Checking your oil is easier than you might think. Monitoring your oil ensures there’s enough oil in your engine and that the oil isn’t contaminated. All you’ll need is a rag or paper towel, your vehicle owner manual!
How to check your engine oil:
1. Park your car on level ground. A level surface means the oil will be evenly distributed in the oil pan so you can get a more accurate reading.
2. Turn off your engine and take out the car keys.
3. Wait for 5 to 15 minutes for the engine to cool down and for the oil to settle.
4. Pop the hood. Most vehicles have a hood-release lever under the instrument panel on the left side. There's also a safety catch under the front edge of the hood that you'll have to unlatch before you can raise the hood. If you don’t know how to do this, you can always refer to your owner’s manual.
5. Locate the oil dipstick. Look for a red, yellow, or orange plastic tab, ring, or hook. When you lift on the tab or ring, a long, skinny, metallic rod will come with it.
6. Pull out the dipstick and wipe it off with a rag or paper towel as you go, handle to tip.
7. Insert the dipstick back into the dipstick tube all the way in.
8. Pull the dipstick back out.
9. Read the dipstick. The end of the dipstick has markings near the tip that indicate the safe operating range. Markings might be two pinholes, ‘L’ and ‘H’ (low and high), ‘MIN’ and ‘MAX,’ an area of crosshatching, or something else to demarcate a safe range. If the oil doesn’t reach up to the safe operating range, your oil is too low, and you need an oil change.
10. Put the dipstick back into its place and close the hood. You’re finished inspecting your oil. Now decide on if the next actions need to be taken.
Engine oil characteristics to inspect:
Color: Engine oil is light-colored and transparent but darkens over time. If the oil appears black, you probably need an oil change & filter. If the color is a light brown milky color, this may indicate the radiator is leaking coolant into the engine, and you should have the car towed.
Smell: If the oil smells of gasoline, your engine, fuel system, or ignition might need servicing.
Consistency: If your oil appears off-color, a strange consistency, thick, gritty, or milky–get a checkup. It’s probably time for an oil change!

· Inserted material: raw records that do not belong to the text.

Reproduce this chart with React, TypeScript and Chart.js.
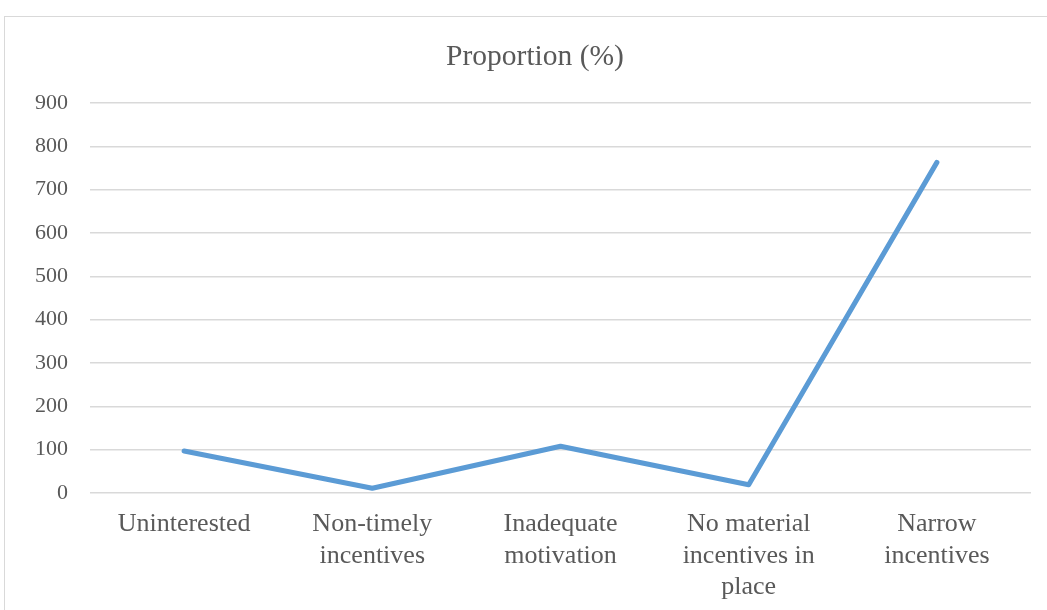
import React, { useEffect, useRef } from "react";
import { Chart, registerables } from "chart.js";

Chart.register(...registerables);

const categories: (string | string[])[] = [
  "Uninterested",
  ["Non-timely", "incentives"],
  ["Inadequate", "motivation"],
  ["No material", "incentives in", "place"],
  ["Narrow", "incentives"],
];
const proportion = [97, 11, 108, 19, 763];
const yTicks = { min: 0, max: 900, step: 100 };
const chartTitle = "Proportion (%)";

const FONT = "'Liberation Serif', 'Times New Roman', serif";
const TEXT = "#595959";
const GRID = "#d9d9d9";

// Thin frame around the whole chart, open to the right and bottom edges
const framePlugin = {
  id: "frame",
  beforeDraw(chart: Chart) {
    const ctx = chart.ctx;
    ctx.save();
    ctx.fillStyle = "#ffffff";
    ctx.fillRect(0, 0, chart.width, chart.height);
    ctx.strokeStyle = GRID;
    ctx.lineWidth = 1;
    ctx.strokeRect(4.5, 16.5, chart.width + 20, chart.height + 20);
    ctx.restore();
  },
};

// Chart title, centred over the frame rather than the canvas
const titlePlugin = {
  id: "frameTitle",
  afterDraw(chart: Chart) {
    const ctx = chart.ctx;
    ctx.save();
    ctx.fillStyle = TEXT;
    ctx.font = `normal 29.5px ${FONT}`;
    ctx.textAlign = "center";
    ctx.textBaseline = "middle";
    ctx.fillText(chartTitle, 535, 57);
    ctx.restore();
  },
};

export default function App() {
  const ref = useRef<HTMLCanvasElement | null>(null);

  useEffect(() => {
    document.body.style.margin = "0";
    const canvas = ref.current;
    if (!canvas) return;
    const chart = new Chart(canvas, {
      type: "line",
      data: {
        labels: categories,
        datasets: [
          {
            label: chartTitle,
            data: proportion,
            borderColor: "#5B9BD5",
            backgroundColor: "#5B9BD5",
            borderWidth: 5,
            borderCapStyle: "round",
            borderJoinStyle: "round",
            pointRadius: 0,
            pointHoverRadius: 0,
            tension: 0,
            fill: false,
          },
        ],
      },
      options: {
        animation: false,
        responsive: false,
        maintainAspectRatio: false,
        layout: { padding: { left: 0, right: 16, top: 103, bottom: 0 } },
        plugins: {
          legend: { display: false },
          tooltip: { enabled: false },
          title: { display: false },
        },
        scales: {
          x: {
            offset: true,
            grid: { display: false, drawTicks: false },
            border: { display: false },
            ticks: {
              color: TEXT,
              font: { family: FONT, size: 26, lineHeight: 1.2 },
              padding: 16,
              maxRotation: 0,
              autoSkip: false,
            },
            afterFit(scale: any) {
              scale.height = 117;
            },
          },
          y: {
            min: yTicks.min,
            max: yTicks.max,
            grid: { color: GRID, lineWidth: 1.5, drawTicks: false },
            border: { display: false },
            ticks: {
              stepSize: yTicks.step,
              color: TEXT,
              font: { family: FONT, size: 22 },
              padding: 22,
            },
            afterFit(scale: any) {
              scale.width = 90;
            },
          },
        },
      },
      plugins: [framePlugin, titlePlugin],
    });
    return () => chart.destroy();
  }, []);

  return (
    <div style={{ position: "absolute", left: 0, top: 0, width: 1047, height: 610, overflow: "hidden" }}>
      <canvas ref={ref} width={1047} height={610} style={{ display: "block" }} />
    </div>
  );
}
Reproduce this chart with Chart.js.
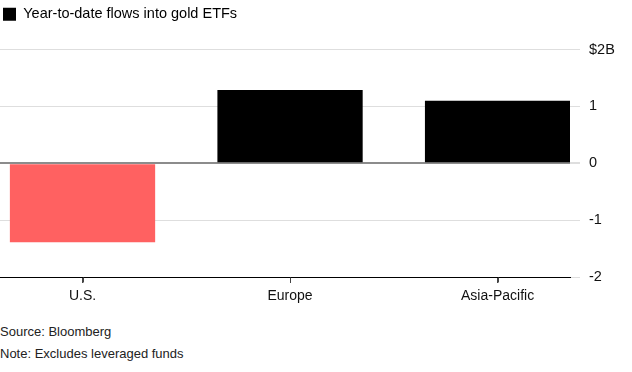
<html>
<head>
  <script src="https://cdn.jsdelivr.net/npm/chart.js"></script>
  <style>
    body { margin: 0; background: #fff; font-family: 'Liberation Sans', Arial, sans-serif; }
    #wrap { position: relative; width: 632px; height: 310px; }
    #footer { position: absolute; left: 0; top: 321px; font-size: 13px; color: #222; line-height: 22px; }
  </style>
</head>
<body>
  <div id="wrap"><canvas id="flowsChart"></canvas></div>
  <div id="footer">
    <div>Source: Bloomberg</div>
    <div>Note: Excludes leveraged funds</div>
  </div>
  <script>
    const regions = ['U.S.', 'Europe', 'Asia-Pacific'];
    const flows = [-1.39, 1.29, 1.1]; // $B, year to date
    const yTicks = [2, 1, 0, -1, -2];
    const yTickLabels = ['$2B', '1', '0', '-1', '-2'];

    // push the plot down so the top gridline sits under the legend
    const legendSpacer = {
      id: 'legendSpacer',
      beforeInit(chart) {
        const fit = chart.legend.fit;
        chart.legend.fit = function () {
          fit.bind(chart.legend)();
          this.height += 18;
        };
      }
    };

    // small tick marks under the x axis at each region
    const xTickMarks = {
      id: 'xTickMarks',
      afterDraw(chart) {
        const x = chart.scales.x;
        const c = chart.ctx;
        const base = Math.round(chart.chartArea.bottom) + 0.5;
        c.save();
        c.strokeStyle = '#444';
        c.lineWidth = 1;
        x.ticks.forEach(t => {
          const px = Math.round(x.getPixelForValue(t.value)) + 0.5;
          c.beginPath();
          c.moveTo(px, base);
          c.lineTo(px, base + 5);
          c.stroke();
        });
        c.restore();
      }
    };

    const ctx = document.getElementById('flowsChart');
    new Chart(ctx, {
      type: 'bar',
      plugins: [legendSpacer, xTickMarks],
      data: {
        datasets: [{
          label: 'Year-to-date flows into gold ETFs',
          data: flows.map((v, i) => ({ x: i, y: v })),
          backgroundColor: flows.map(v => v < 0 ? '#ff6161' : '#000000'),
          barPercentage: 0.7,
          categoryPercentage: 1
        }]
      },
      options: {
        responsive: true,
        maintainAspectRatio: false,
        animation: false,
        layout: { padding: { left: 0, right: 0, top: 4, bottom: 0 } },
        plugins: {
          tooltip: { enabled: false },
          legend: {
            display: true,
            position: 'top',
            align: 'start',
            labels: {
              boxWidth: 13,
              boxHeight: 13,
              padding: 3,
              color: '#111',
              font: { family: 'Liberation Sans', size: 14.5 },
              generateLabels: (chart) => [{
                text: chart.data.datasets[0].label,
                fillStyle: '#000',
                strokeStyle: '#000',
                lineWidth: 0,
                datasetIndex: 0
              }]
            }
          }
        },
        scales: {
          x: {
            type: 'linear',
            offset: false,
            min: -0.3976,
            max: 2.349,
            afterBuildTicks: (axis) => { axis.ticks = regions.map((r, i) => ({ value: i })); },
            afterFit: (axis) => { axis.height = 33; },
            ticks: {
              callback: (v) => regions[v],
              color: '#111',
              padding: 5,
              maxRotation: 0,
              autoSkip: false,
              font: { family: 'Liberation Sans', size: 14 }
            },
            grid: {
              offset: false,
              drawOnChartArea: false,
              drawTicks: true,
              tickLength: 6,
              tickColor: '#444'
            },
            border: { display: true, color: '#000', width: 1 }
          },
          y: {
            position: 'right',
            min: -2,
            max: 2,
            afterBuildTicks: (axis) => { axis.ticks = yTicks.map(v => ({ value: v })); },
            afterFit: (axis) => { axis.width = 62; },
            ticks: {
              callback: (v) => yTickLabels[yTicks.indexOf(v)],
              color: '#111',
              padding: 9,
              font: { family: 'Liberation Sans', size: 14.5 }
            },
            grid: {
              color: (c) => c.tick && c.tick.value === 0 ? '#8c8c8c' : (c.tick && c.tick.value === -2 ? '#000' : '#dedede'),
              lineWidth: (c) => c.tick && c.tick.value === 0 ? 2 : 1,
              tickLength: 10,
              tickColor: '#dedede'
            },
            border: { display: false }
          }
        }
      }
    });
  </script>
</body>
</html>
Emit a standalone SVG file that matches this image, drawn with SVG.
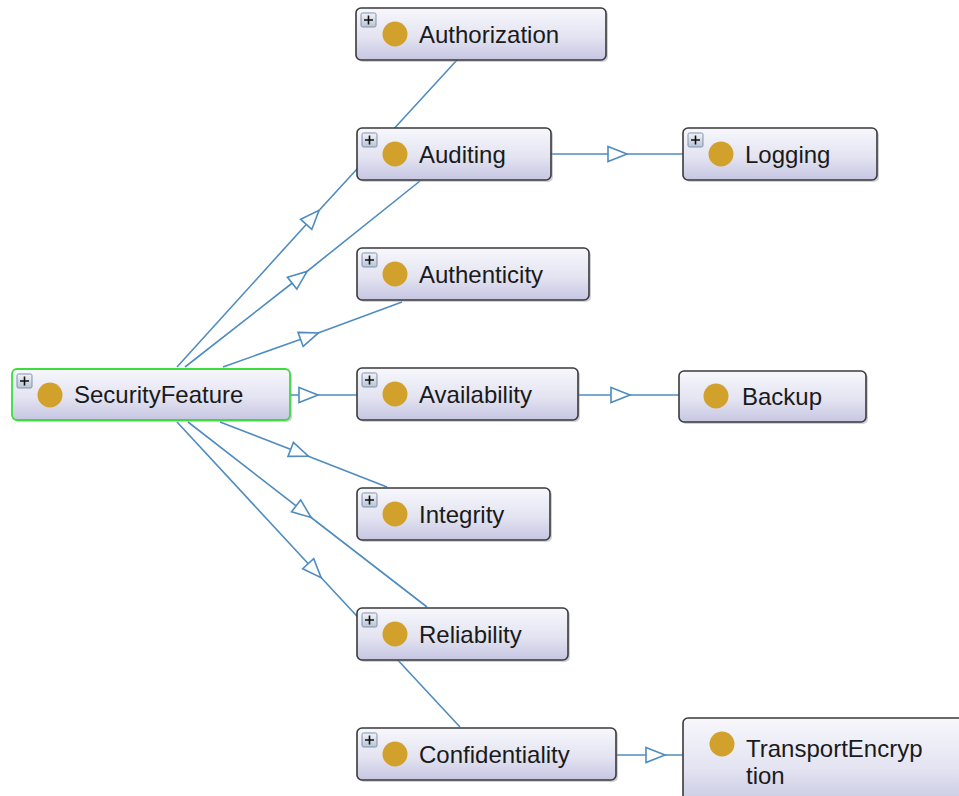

Engine oil becomes contaminated over time. Debris from the air, tiny metal shavings from the engine, and combustion by-products all contribute. Oil filters try to keep these contaminants at bay, but it’s only a matter of time before the motor oil will go bad.
When should you change your oil:
Oil change frequency is dependent upon the make and model of your vehicle. For that reason, we suggest checking your owner’s manual for oil change recommendations.